### Work to be completed
Retype the listing below line for line, but only from the line with "Generate a Python" down to the line with "limite = [300, 300, 300, 300, 300]", inclusive. Pictures stay out.

——

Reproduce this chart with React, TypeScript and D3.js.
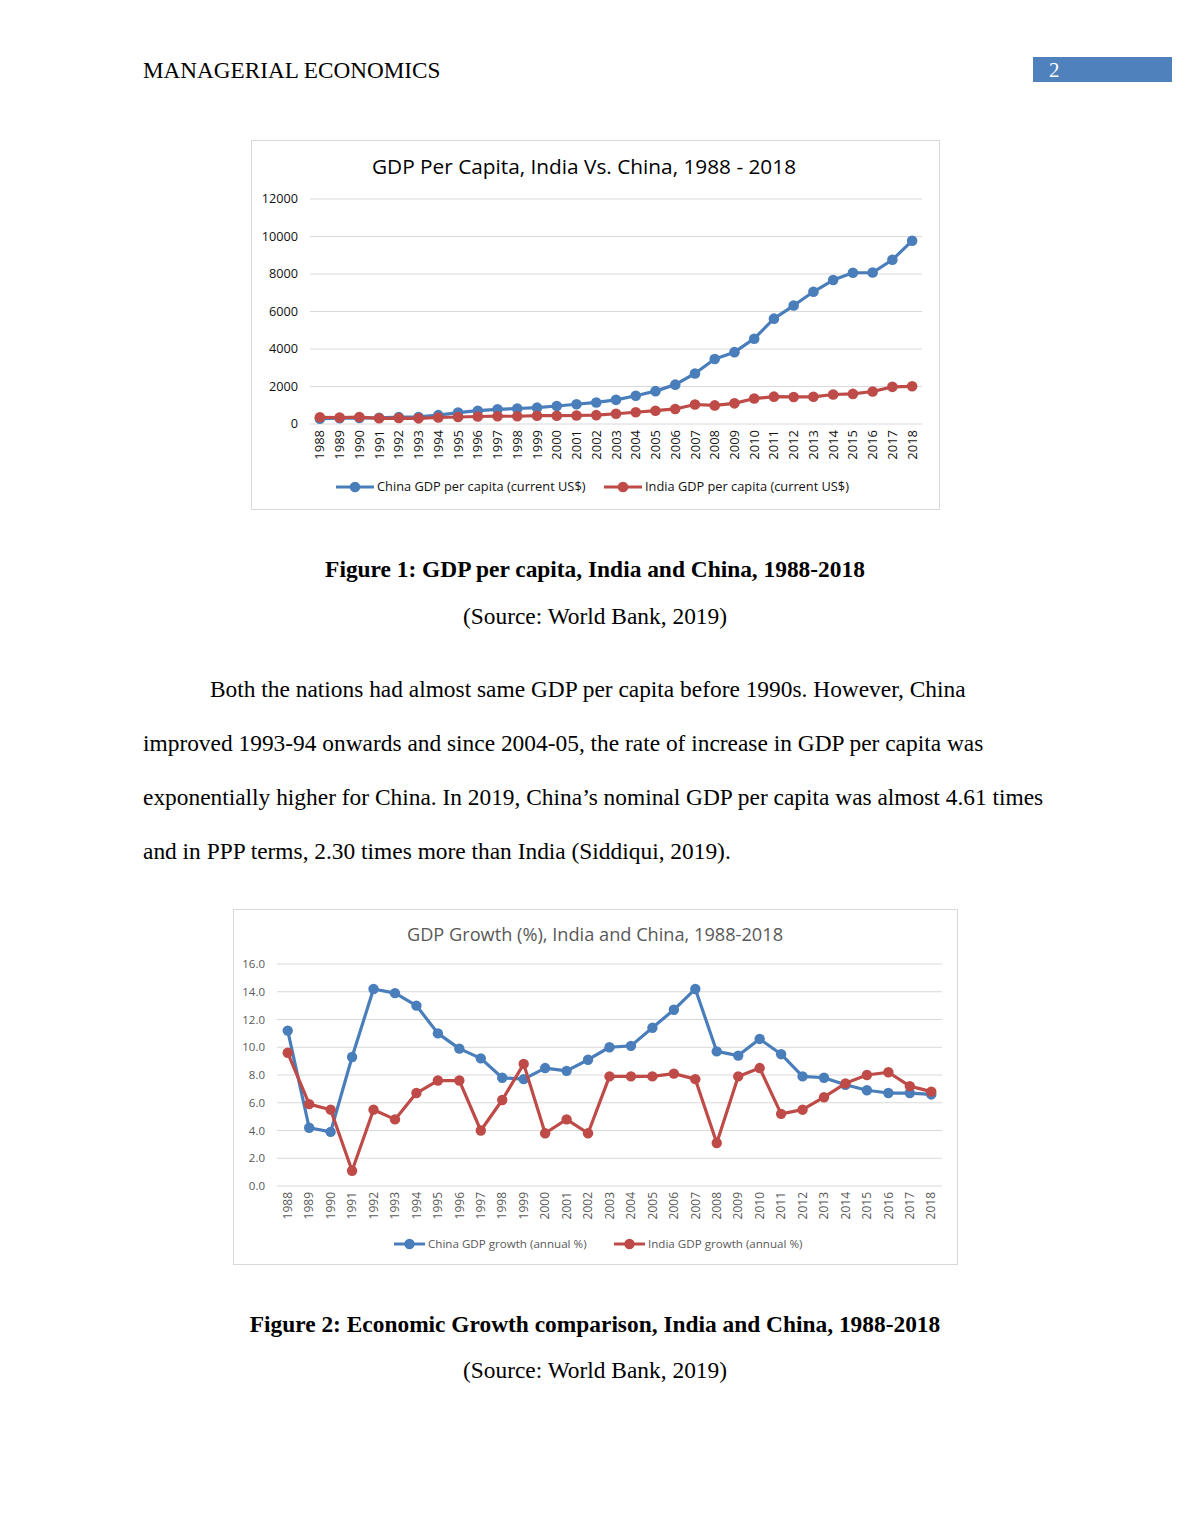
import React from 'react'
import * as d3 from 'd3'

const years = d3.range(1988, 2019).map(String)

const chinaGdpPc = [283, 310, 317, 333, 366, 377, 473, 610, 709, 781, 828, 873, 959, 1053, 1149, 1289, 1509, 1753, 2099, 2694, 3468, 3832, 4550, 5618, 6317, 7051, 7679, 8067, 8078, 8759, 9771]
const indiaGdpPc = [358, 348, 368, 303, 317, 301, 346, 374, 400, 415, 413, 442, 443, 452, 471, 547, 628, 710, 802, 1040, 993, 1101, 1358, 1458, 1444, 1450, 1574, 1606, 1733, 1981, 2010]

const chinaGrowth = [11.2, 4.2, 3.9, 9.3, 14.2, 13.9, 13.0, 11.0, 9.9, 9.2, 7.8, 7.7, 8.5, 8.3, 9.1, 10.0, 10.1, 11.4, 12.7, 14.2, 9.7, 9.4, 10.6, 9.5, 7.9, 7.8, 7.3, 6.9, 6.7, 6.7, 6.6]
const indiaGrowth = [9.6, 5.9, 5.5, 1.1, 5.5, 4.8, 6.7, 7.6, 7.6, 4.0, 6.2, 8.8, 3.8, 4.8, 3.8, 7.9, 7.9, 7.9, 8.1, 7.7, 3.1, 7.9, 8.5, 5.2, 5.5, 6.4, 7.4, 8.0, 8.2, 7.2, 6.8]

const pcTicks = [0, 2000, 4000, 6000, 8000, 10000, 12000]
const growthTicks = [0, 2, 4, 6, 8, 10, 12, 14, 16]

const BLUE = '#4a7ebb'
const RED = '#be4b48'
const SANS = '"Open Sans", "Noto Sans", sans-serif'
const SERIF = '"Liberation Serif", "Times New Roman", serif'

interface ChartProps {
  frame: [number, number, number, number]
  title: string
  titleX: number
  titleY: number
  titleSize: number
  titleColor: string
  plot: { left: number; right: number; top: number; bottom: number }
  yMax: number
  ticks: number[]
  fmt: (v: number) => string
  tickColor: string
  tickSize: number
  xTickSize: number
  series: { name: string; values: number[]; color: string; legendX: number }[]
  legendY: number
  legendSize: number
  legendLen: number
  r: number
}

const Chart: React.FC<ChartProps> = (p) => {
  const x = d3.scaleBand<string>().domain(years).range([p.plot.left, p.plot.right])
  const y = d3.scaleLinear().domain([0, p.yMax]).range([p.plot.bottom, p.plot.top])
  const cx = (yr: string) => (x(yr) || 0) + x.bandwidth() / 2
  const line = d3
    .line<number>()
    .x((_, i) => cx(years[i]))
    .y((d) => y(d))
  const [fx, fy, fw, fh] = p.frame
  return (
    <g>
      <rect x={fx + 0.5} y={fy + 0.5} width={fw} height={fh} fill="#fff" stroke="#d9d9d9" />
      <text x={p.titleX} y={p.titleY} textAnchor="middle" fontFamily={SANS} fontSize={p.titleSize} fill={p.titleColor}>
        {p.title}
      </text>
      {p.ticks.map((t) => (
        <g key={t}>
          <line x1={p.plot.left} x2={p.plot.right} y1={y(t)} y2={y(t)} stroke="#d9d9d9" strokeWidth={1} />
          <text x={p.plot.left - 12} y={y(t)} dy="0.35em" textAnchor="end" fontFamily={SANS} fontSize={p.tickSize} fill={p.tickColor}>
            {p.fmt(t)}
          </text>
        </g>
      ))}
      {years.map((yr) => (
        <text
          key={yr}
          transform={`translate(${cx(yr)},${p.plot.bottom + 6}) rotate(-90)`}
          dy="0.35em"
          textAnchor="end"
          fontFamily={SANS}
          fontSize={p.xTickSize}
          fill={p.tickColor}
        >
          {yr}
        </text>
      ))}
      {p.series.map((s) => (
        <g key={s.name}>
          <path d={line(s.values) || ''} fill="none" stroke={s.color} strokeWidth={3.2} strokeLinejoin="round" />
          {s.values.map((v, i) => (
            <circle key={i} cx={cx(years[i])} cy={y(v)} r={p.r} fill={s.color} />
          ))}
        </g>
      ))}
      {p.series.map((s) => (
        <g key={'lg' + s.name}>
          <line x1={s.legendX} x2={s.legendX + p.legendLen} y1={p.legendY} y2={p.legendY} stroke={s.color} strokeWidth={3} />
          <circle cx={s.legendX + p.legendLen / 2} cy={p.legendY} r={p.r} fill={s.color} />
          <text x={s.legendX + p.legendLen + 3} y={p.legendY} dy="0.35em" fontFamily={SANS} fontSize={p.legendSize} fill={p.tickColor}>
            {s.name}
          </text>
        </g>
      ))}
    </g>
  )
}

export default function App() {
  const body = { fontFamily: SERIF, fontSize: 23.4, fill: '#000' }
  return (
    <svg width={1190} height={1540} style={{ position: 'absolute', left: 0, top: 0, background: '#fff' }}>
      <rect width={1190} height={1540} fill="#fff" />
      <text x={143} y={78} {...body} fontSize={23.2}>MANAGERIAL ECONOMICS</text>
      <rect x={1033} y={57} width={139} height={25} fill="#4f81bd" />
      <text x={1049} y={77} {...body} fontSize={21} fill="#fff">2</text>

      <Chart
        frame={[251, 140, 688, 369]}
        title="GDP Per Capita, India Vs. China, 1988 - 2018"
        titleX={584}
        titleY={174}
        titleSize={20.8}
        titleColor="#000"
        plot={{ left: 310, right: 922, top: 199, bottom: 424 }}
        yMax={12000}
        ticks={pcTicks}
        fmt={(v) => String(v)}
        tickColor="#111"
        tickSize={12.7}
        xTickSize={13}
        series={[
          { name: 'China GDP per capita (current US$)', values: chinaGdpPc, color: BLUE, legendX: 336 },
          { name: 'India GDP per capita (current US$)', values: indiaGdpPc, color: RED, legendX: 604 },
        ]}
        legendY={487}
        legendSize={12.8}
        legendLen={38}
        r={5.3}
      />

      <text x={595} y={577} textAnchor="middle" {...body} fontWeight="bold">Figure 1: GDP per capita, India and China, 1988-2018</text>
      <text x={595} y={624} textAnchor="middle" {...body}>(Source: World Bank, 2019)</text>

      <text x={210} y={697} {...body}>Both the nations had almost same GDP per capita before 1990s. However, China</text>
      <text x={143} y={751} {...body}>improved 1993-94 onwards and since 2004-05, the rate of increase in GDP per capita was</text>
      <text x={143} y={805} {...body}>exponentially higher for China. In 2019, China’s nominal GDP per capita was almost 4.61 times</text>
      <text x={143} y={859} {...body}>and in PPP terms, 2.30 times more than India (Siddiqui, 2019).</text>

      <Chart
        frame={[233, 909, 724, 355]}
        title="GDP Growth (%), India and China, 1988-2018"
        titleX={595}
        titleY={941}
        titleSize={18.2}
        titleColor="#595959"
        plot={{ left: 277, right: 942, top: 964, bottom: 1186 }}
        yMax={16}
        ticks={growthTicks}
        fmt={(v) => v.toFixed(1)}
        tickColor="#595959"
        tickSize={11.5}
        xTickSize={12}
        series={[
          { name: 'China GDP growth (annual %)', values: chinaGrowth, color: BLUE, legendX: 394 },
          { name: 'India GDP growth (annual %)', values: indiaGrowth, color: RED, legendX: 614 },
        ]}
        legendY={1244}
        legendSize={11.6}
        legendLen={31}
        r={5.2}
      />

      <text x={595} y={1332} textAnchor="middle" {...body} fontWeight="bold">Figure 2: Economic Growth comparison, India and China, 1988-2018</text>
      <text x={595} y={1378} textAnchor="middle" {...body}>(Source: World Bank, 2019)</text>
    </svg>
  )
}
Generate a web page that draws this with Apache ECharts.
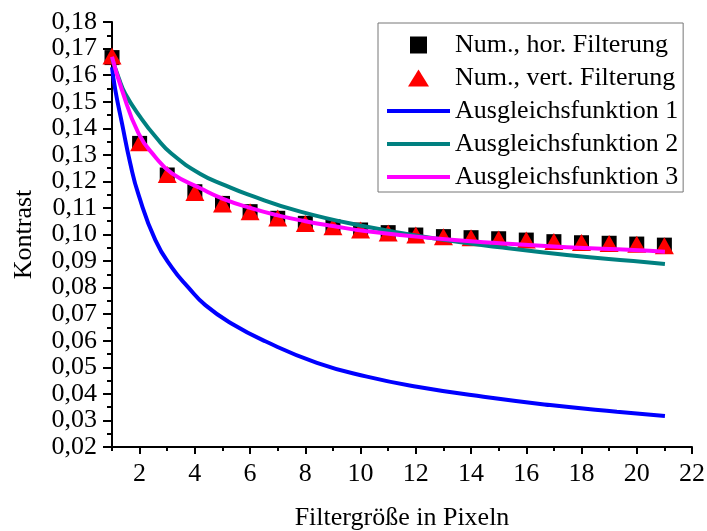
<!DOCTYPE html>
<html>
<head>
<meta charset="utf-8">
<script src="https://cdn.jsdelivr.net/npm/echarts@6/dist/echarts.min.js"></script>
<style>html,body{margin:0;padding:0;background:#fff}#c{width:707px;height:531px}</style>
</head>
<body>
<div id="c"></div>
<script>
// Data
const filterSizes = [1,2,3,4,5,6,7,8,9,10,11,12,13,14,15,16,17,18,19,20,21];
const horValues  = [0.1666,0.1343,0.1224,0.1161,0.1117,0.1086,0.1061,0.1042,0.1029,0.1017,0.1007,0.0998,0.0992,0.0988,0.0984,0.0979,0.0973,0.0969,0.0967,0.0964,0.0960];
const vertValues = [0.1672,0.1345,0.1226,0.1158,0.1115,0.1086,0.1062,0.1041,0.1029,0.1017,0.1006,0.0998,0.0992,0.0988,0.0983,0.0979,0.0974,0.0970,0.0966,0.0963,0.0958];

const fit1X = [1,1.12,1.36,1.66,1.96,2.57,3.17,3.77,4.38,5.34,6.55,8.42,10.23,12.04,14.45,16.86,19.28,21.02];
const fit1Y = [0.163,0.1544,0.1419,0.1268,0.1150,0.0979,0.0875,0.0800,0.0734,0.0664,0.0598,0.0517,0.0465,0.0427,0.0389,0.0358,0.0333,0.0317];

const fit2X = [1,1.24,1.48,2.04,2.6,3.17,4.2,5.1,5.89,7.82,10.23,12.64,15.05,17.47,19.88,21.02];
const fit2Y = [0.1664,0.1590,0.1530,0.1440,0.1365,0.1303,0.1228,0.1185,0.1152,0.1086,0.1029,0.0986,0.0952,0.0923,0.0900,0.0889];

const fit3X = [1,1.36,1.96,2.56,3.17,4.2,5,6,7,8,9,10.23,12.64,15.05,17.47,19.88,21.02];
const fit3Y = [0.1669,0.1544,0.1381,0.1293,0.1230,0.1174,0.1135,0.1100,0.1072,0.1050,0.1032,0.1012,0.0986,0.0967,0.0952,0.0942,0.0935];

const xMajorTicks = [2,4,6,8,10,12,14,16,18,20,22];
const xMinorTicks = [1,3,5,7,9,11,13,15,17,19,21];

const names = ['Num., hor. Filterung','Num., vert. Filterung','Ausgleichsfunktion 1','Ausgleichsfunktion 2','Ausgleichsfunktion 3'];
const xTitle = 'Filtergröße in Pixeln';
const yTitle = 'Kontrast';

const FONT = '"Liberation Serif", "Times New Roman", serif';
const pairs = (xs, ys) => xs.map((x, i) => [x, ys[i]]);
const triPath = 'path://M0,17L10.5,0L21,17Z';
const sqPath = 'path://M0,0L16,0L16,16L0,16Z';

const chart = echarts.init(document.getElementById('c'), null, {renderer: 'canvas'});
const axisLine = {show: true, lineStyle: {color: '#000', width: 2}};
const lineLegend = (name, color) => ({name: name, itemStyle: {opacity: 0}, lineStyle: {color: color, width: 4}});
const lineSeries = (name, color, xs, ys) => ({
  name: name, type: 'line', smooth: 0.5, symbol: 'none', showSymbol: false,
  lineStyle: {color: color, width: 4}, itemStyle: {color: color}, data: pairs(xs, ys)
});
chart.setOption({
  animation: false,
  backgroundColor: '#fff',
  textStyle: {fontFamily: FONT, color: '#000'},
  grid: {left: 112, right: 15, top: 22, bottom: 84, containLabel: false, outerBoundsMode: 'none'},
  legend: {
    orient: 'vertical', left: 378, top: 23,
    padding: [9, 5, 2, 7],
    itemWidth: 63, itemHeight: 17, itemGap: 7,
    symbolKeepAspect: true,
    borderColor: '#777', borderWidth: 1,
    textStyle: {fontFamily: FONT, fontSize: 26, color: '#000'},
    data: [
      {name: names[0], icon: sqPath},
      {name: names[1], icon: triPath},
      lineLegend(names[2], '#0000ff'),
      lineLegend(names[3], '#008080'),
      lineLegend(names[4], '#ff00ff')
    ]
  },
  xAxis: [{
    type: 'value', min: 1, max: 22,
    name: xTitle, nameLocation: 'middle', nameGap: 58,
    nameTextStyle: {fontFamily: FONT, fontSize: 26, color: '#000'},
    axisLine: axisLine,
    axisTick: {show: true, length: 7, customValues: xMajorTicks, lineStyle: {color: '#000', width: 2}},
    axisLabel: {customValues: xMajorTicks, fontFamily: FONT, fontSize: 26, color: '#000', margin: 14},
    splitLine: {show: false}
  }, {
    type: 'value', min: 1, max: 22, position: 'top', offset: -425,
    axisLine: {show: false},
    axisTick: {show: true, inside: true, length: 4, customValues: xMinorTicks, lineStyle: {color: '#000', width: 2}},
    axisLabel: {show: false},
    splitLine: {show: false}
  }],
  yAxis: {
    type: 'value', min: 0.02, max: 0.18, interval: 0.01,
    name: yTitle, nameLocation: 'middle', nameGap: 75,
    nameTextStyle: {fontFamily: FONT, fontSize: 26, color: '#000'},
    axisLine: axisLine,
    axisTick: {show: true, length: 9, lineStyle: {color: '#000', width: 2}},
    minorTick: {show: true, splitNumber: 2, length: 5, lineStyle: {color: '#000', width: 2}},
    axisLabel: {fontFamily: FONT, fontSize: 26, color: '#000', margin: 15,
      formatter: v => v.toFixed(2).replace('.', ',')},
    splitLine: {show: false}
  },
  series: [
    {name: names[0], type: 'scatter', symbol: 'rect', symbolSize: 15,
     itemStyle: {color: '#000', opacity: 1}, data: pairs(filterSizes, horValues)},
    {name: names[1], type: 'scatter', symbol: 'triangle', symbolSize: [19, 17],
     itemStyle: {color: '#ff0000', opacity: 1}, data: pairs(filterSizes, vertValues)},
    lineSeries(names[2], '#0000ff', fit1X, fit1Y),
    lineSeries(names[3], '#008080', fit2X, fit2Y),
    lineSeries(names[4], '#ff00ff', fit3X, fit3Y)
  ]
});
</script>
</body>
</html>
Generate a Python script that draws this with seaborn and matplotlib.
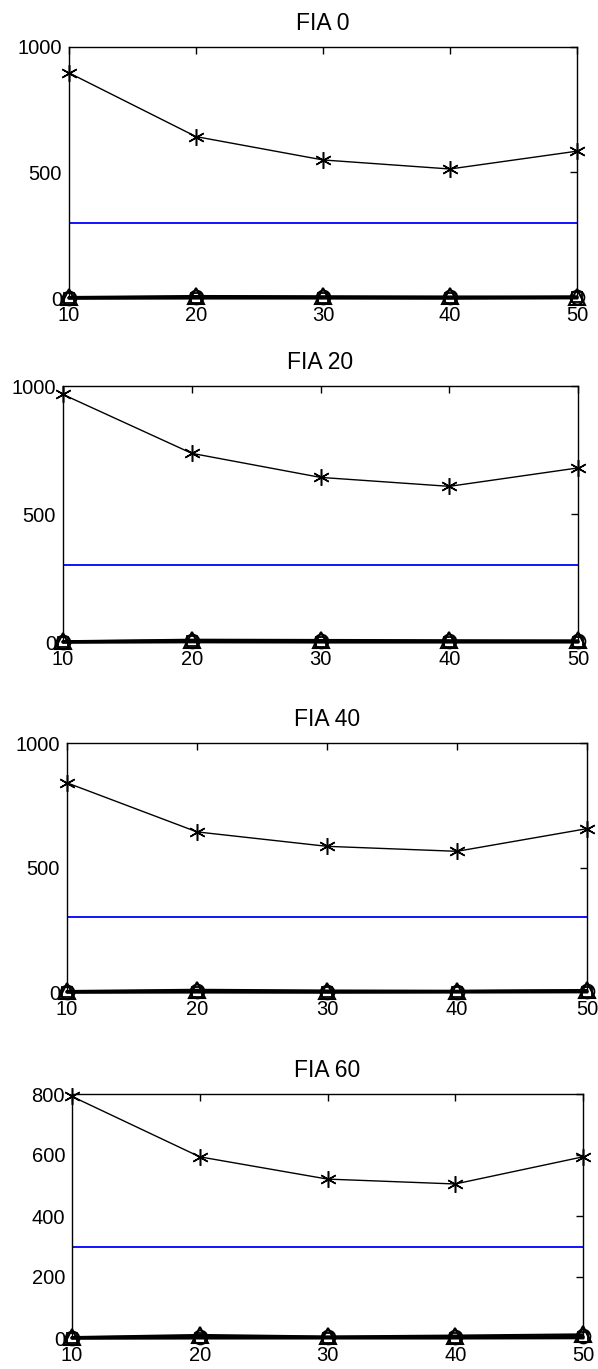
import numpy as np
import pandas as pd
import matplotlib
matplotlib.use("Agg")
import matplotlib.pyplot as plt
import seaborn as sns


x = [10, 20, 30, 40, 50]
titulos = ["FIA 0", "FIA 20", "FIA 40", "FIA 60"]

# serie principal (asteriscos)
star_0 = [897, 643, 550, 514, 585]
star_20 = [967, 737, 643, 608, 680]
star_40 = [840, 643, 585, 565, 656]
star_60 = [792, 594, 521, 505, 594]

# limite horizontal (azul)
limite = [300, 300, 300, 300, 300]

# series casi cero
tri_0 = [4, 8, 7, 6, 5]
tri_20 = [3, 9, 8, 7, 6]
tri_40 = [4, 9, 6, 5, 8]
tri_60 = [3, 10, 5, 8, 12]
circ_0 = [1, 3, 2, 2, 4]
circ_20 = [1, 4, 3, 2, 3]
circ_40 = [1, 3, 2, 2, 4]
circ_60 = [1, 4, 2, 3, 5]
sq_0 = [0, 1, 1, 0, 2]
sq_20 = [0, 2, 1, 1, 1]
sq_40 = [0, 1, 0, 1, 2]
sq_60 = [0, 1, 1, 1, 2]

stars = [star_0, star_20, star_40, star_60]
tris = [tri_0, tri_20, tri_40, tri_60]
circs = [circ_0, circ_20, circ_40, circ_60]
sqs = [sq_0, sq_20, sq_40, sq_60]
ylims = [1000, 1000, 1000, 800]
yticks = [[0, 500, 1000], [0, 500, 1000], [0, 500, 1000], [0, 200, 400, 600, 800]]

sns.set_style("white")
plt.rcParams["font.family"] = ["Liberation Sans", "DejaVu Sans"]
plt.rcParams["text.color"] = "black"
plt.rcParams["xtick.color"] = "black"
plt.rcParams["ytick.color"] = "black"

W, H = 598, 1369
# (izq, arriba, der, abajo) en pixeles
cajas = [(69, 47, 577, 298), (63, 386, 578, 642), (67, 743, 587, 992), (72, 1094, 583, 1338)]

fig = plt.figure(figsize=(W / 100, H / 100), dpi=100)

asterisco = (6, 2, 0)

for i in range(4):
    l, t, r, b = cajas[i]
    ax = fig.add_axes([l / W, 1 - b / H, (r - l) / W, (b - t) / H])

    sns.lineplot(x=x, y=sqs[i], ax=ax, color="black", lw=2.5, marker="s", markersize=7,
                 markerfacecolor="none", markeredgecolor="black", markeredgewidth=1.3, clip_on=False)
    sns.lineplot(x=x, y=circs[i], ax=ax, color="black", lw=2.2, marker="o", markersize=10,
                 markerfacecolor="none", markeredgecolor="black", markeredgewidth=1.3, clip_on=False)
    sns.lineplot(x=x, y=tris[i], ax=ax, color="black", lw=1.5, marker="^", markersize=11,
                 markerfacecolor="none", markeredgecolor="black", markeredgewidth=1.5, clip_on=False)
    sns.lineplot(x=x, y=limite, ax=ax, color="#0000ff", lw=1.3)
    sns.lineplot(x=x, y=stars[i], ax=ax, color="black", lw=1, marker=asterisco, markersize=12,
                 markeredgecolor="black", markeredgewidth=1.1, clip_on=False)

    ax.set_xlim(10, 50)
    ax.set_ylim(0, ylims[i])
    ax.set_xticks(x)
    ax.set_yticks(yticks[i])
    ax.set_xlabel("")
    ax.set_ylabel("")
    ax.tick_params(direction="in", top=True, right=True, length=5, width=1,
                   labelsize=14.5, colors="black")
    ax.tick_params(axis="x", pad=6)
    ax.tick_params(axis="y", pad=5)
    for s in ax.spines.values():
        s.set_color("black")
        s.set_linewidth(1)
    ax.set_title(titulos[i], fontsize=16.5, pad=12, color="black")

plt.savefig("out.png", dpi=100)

——

### Response to this exercise
Generate a Python script that draws this with seaborn and matplotlib.
import numpy as np
import pandas as pd
import matplotlib
matplotlib.use("Agg")
import matplotlib.pyplot as plt
import seaborn as sns


x = [10, 20, 30, 40, 50]
titulos = ["FIA 0", "FIA 20", "FIA 40", "FIA 60"]

# serie principal (asteriscos)
star_0 = [897, 643, 550, 514, 585]
star_20 = [967, 737, 643, 608, 680]
star_40 = [840, 643, 585, 565, 656]
star_60 = [792, 594, 521, 505, 594]

# limite horizontal (azul)
limite = [300, 300, 300, 300, 300]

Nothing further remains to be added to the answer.